**Brief**
Without including any images, repeat the data exactly.

=== Dataset extract ===

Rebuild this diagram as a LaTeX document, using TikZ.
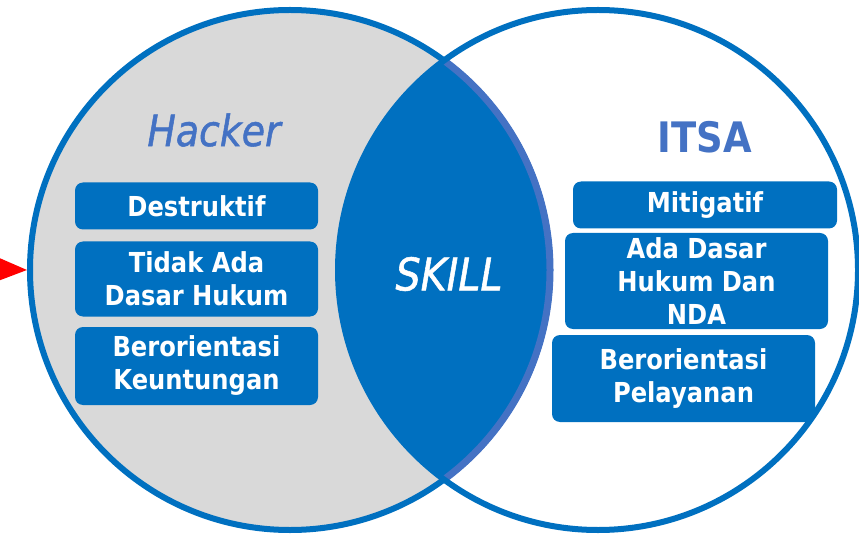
\documentclass[tikz,border=0pt]{standalone}
\usepackage{fontspec}
\setmainfont[FakeStretch=0.88]{DejaVu Sans}
\usepackage{tikz}
\usetikzlibrary{arrows.meta}
\definecolor{ringx}{HTML}{0070C0}
\definecolor{titlex}{HTML}{4472C4}
\definecolor{greyx}{HTML}{D9D9D9}
\tikzset{
  ring/.style={circle,draw=ringx,line width=6pt,minimum size=520pt,inner sep=0pt},
  trait/.style={fill=ringx,rounded corners=8pt,text=white,align=center,inner sep=0pt,
    font=\bfseries\fontsize{27.5}{33}\selectfont},
  ttl/.style={text=titlex},
  pt/.style={-{Triangle[length=40pt,width=32pt]},red,line width=2pt}
}
\begin{document}
\begin{tikzpicture}[x=1pt,y=-1pt]
\useasboundingbox (0,0) rectangle (859,537);
% the two sets
\node[ring,fill=greyx] (hck) at (290,270) {};
\begin{scope}
  \clip (hck.center) circle (260);
  \fill[ringx] (598,270) circle (260);
\end{scope}
\begin{scope}
  \clip (598,270) circle (260);
  \draw[titlex,line width=7pt] (hck.center) circle (260);
\end{scope}
\node[ring] (its) at (598,270) {};
% titles
\node[ttl,font=\itshape\addfontfeatures{FakeBold=1.2}\fontsize{43}{48}\selectfont] (thck) at (214,130) {Hacker};
\node[ttl,font=\bfseries\fontsize{42}{48}\selectfont] (tits) at (705,137) {ITSA};
\node[text=white,font=\itshape\addfontfeatures{FakeBold=1.2}\fontsize{45}{50}\selectfont] (skill) at (449,274) {SKILL};
% hacker traits
\node[trait,minimum width=243pt,minimum height=47pt] (h1) at (196.5,206) {Destruktif};
\node[trait,minimum width=243pt,minimum height=75pt] (h2) at (196.5,279) {Tidak Ada\\Dasar Hukum};
\node[trait,minimum width=243pt,minimum height=78pt] (h3) at (196.5,366) {Berorientasi\\Keuntungan};
% itsa traits
\node[trait,minimum width=264pt,minimum height=47pt] (i1) at (705,205) {Mitigatif};
\node[trait,minimum width=263pt,minimum height=96pt] (i2) at (696.5,281) {Ada Dasar\\Hukum Dan\\NDA};
\node[trait,minimum width=263pt,minimum height=87pt] (i3) at (683.5,378.5) {Berorientasi\\Pelayanan};
% pointer
\coordinate (src) at (-14,269);
\draw[pt] (src) -- (hck.west);
\end{tikzpicture}
\end{document}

===

**Complete response**
Rebuild this diagram as a LaTeX document, using TikZ.
\documentclass[tikz,border=0pt]{standalone}
\usepackage{fontspec}
\setmainfont[FakeStretch=0.88]{DejaVu Sans}
\usepackage{tikz}
\usetikzlibrary{arrows.meta}
\definecolor{ringx}{HTML}{0070C0}
\definecolor{titlex}{HTML}{4472C4}
\definecolor{greyx}{HTML}{D9D9D9}
\tikzset{
  ring/.style={circle,draw=ringx,line width=6pt,minimum size=520pt,inner sep=0pt},
  trait/.style={fill=ringx,rounded corners=8pt,text=white,align=center,inner sep=0pt,
    font=\bfseries\fontsize{27.5}{33}\selectfont},
  ttl/.style={text=titlex},
  pt/.style={-{Triangle[length=40pt,width=32pt]},red,line width=2pt}
}
\begin{document}
\begin{tikzpicture}[x=1pt,y=-1pt]
\useasboundingbox (0,0) rectangle (859,537);
% the two sets
\node[ring,fill=greyx] (hck) at (290,270) {};
\begin{scope}
  \clip (hck.center) circle (260);
  \fill[ringx] (598,270) circle (260);
\end{scope}
\begin{scope}
  \clip (598,270) circle (260);
  \draw[titlex,line width=7pt] (hck.center) circle (260);
\end{scope}
\node[ring] (its) at (598,270) {};
% titles
\node[ttl,font=\itshape\addfontfeatures{FakeBold=1.2}\fontsize{43}{48}\selectfont] (thck) at (214,130) {Hacker};
\node[ttl,font=\bfseries\fontsize{42}{48}\selectfont] (tits) at (705,137) {ITSA};
\node[text=white,font=\itshape\addfontfeatures{FakeBold=1.2}\fontsize{45}{50}\selectfont] (skill) at (449,274) {SKILL};
% hacker traits
\node[trait,minimum width=243pt,minimum height=47pt] (h1) at (196.5,206) {Destruktif};
\node[trait,minimum width=243pt,minimum height=75pt] (h2) at (196.5,279) {Tidak Ada\\Dasar Hukum};
\node[trait,minimum width=243pt,minimum height=78pt] (h3) at (196.5,366) {Berorientasi\\Keuntungan};
% itsa traits
\node[trait,minimum width=264pt,minimum height=47pt] (i1) at (705,205) {Mitigatif};
\node[trait,minimum width=263pt,minimum height=96pt] (i2) at (696.5,281) {Ada Dasar\\Hukum Dan\\NDA};
\node[trait,minimum width=263pt,minimum height=87pt] (i3) at (683.5,378.5) {Berorientasi\\Pelayanan};
% pointer
\coordinate (src) at (-14,269);
\draw[pt] (src) -- (hck.west);
\end{tikzpicture}
\end{document}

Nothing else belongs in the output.